Carla: I am really sorry to hear about the bad experiences you made with Cuban men. But I have to tell you honestly, that tourism has done this to our country. Before the country opened up to tourists, this wasn’t the case. Tourism has made the young generation lazy. Although people here have the opportunity to study for free at university, young people rather work as taxi drivers or try to rip tourists off in order to make money. Of course, it is a shame that doctors, teachers, etc. barely make any money. But anyways, you can see what happened to young people now. Money determines people’s lives. I mean, does it really make people happy to rip tourists off as a job? Is this an honourable profession? And also, it won’t go on like this forever. It is going to change one day.

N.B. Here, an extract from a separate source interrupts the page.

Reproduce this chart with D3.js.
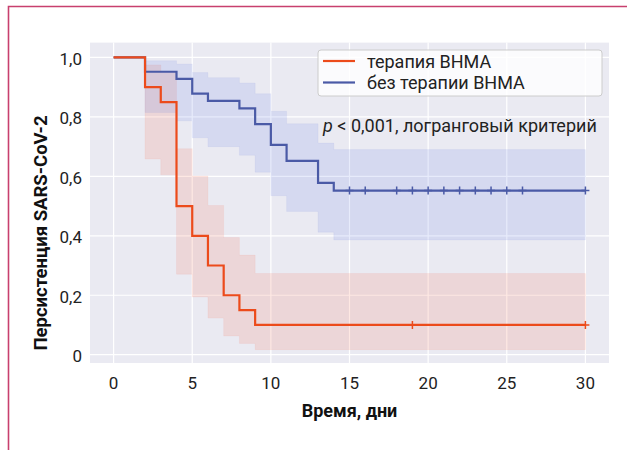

Me: What do you think about the development of the internet? Computers, smartphones, etc.?
Carla: I heard that in Europe and the United States, people don’t communicate directly with each other anymore. I am scared that this could also become the case in Cuba if the internet will become more accessible. But the young generation here is simply amazed by every single thing that tourists have. They are fascinated by tourists and desperately want to have the same things they have. But Fidel Castro was right when he said that Cuba needs tourism and that it is important but also that it needs to be controlled and that there have to be limits. And it’s the same case with the internet.
Enrique: A big problem is also that people don’t work. They don’t want to work. As for them, working is not profitable. That’s why people work very slowly often and they don’t put much effort into their work. I also think that it is awful that people who don’t work as they simply don’t want to get full support by the government.

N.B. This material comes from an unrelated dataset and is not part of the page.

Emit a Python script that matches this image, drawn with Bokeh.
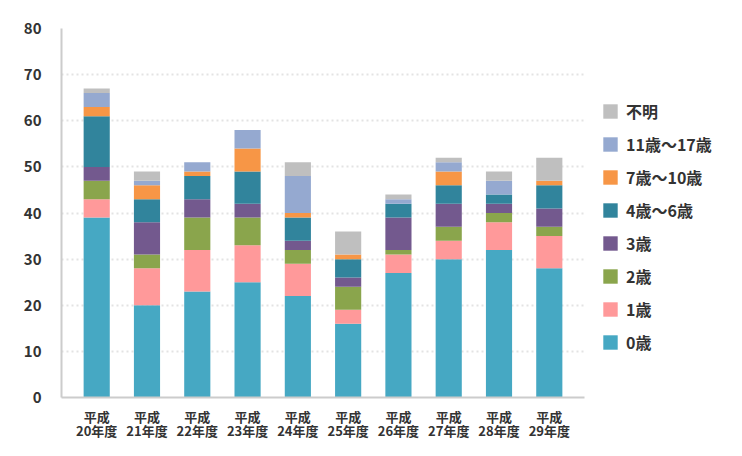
from bokeh.plotting import figure
from bokeh.models import Legend, LegendItem, FixedTicker, ColumnDataSource, FactorRange
from bokeh.embed import file_html
from bokeh.resources import INLINE

years = ["平成\n20年度", "平成\n21年度", "平成\n22年度", "平成\n23年度", "平成\n24年度",
         "平成\n25年度", "平成\n26年度", "平成\n27年度", "平成\n28年度", "平成\n29年度"]
age0 = [39, 20, 23, 25, 22, 16, 27, 30, 32, 28]
age1 = [4, 8, 9, 8, 7, 3, 4, 4, 6, 7]
age2 = [4, 3, 7, 6, 3, 5, 1, 3, 2, 2]
age3 = [3, 7, 4, 3, 2, 2, 7, 5, 2, 4]
age4_6 = [11, 5, 5, 7, 5, 4, 3, 4, 2, 5]
age7_10 = [2, 3, 1, 5, 1, 1, 0, 3, 0, 1]
age11_17 = [3, 1, 2, 4, 8, 0, 1, 2, 3, 0]
unknown = [1, 2, 0, 0, 3, 5, 1, 1, 2, 5]

series_names = ["0歳", "1歳", "2歳", "3歳", "4歳〜6歳", "7歳〜10歳", "11歳〜17歳", "不明"]
series_keys = ["a0", "a1", "a2", "a3", "a4_6", "a7_10", "a11_17", "unk"]
colors = ["#46a8c3", "#ff999a", "#8aa54c", "#73598e", "#31849c", "#f79646", "#95a9d0", "#bfbfbf"]
y_ticks = [0, 10, 20, 30, 40, 50, 60, 70, 80]

source = ColumnDataSource(dict(x=years, a0=age0, a1=age1, a2=age2, a3=age3, a4_6=age4_6,
                               a7_10=age7_10, a11_17=age11_17, unk=unknown))

FONT = "Noto Sans CJK JP"

p = figure(x_range=FactorRange(*years, range_padding=0.04), y_range=(0, 80),
           frame_width=523, frame_height=369,
           min_border_left=61, min_border_top=28, min_border_right=0, min_border_bottom=45,
           output_backend="svg", toolbar_location=None)

renderers = p.vbar_stack(series_keys, x="x", width=0.52, color=colors, line_color=None, source=source)

items = [LegendItem(label=n, renderers=[r]) for n, r in zip(series_names, renderers)][::-1]
legend = Legend(items=items, location=(17, 43), padding=0, margin=0, spacing=9,
                glyph_width=18, glyph_height=18, label_standoff=7,
                label_text_font=FONT, label_text_font_style="bold", label_text_font_size="16px",
                label_text_color="#333333", border_line_alpha=0, background_fill_alpha=0)
p.add_layout(legend, "right")

p.outline_line_color = None
p.xgrid.grid_line_color = None
p.ygrid.grid_line_color = "#e3e3e3"
p.ygrid.grid_line_dash = "2 3"
p.ygrid.grid_line_width = 2

p.yaxis.ticker = FixedTicker(ticks=y_ticks)
for ax in (p.xaxis, p.yaxis):
    ax.axis_line_color = "#cccccc"
    ax.axis_line_width = 2
    ax.major_tick_line_color = None
    ax.minor_tick_line_color = None
    ax.major_label_text_font = FONT
    ax.major_label_text_font_style = "bold"
    ax.major_label_text_font_size = "13px"
    ax.major_label_text_color = "#333333"
p.yaxis.major_label_text_font_size = "15px"
p.yaxis.major_label_standoff = 14
p.xaxis.major_label_standoff = 3
p.xaxis.major_label_text_line_height = 0.78

open("out.html", "w").write(file_html(p, INLINE))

Carla: Some people don’t understand it. Work is not about money. It also should be something that you enjoy doing since it is a considerable amount of your lifetime. I love my job. I could retire already, but I love teaching. And I will continue doing it as long as I enjoy it. But well, the older the revolution gets, the more it seems to be forgotten. Young people don’t recognize the good aspects of it anymore which really is a shame.
She takes a short break, thinks for a bit and then continues
Carla: But you know Cindy, I can also not say that everybody is like that. There are some young people studying at universities and living on campus in their student dorms and they study very hard and when they meet then they meet with their fellow students in bars on campus or in their rooms. That’s why you might not be able to see those kind of young people as they simply don’t ‘’hang out’’ in the cities. So yeah, that’s why you happen to be in touch frequently with those horrible people who try to rip off tourists.

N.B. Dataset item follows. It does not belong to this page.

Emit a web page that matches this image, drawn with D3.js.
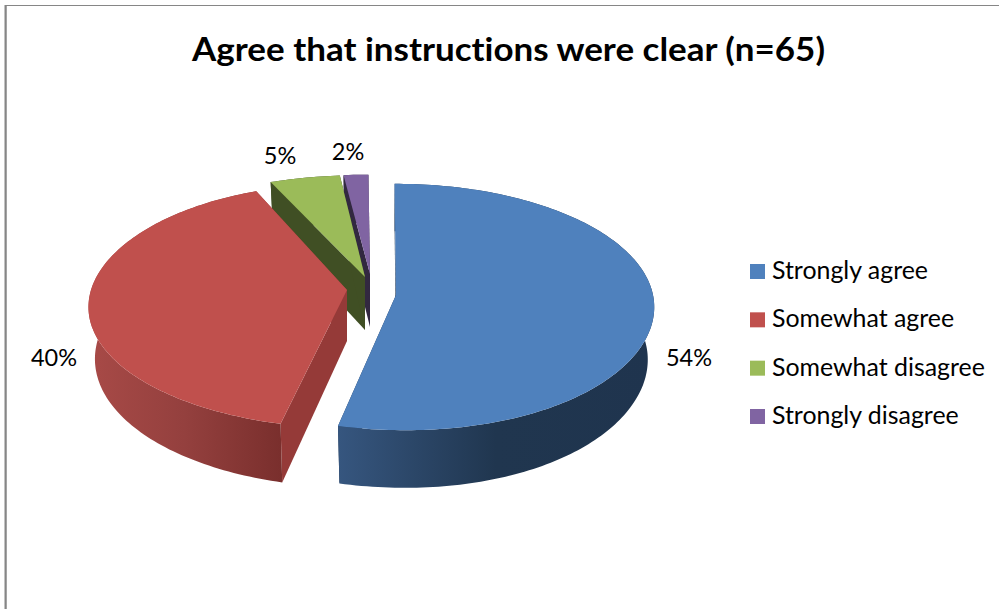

This conversation really made me think a lot. Were they right? Definitely.As much as I love the idea of socialism, it cannot be alright that a Taxi driver or a tourist guide makes more money than a doctor or teacher. By more money I don’t mean like a couple of euros more per hour, but actually about 4-times more. What would I do if I were Cuban? What would you do? Would you rather study at university for free the things you care about and to do the profession you love despite the fact that you won’t receive a lot of money for it? Or would you rather give up the opportunity to study and work in the tourist business in order to make more money?
Again: What is more important? Money or happiness? Is money happiness? Can happiness compensate for lack of money?
What is the transition in Cuba going to cause besides ‘wealth’ and ‘growth’? What will Cuba’s new generation be like? What happens if neo-liberal capitalism will be implemented in Cuba? A little piece of philosophy on the downside of capitalism by Emile Durkheim, beautifully explained within this youtube channel. ”Modern economies put tremendous pressure on individuals (…) How can we create new ways of belonging? How can we take pressure off the individuals and find a more correct balance between freedom and solidarity?”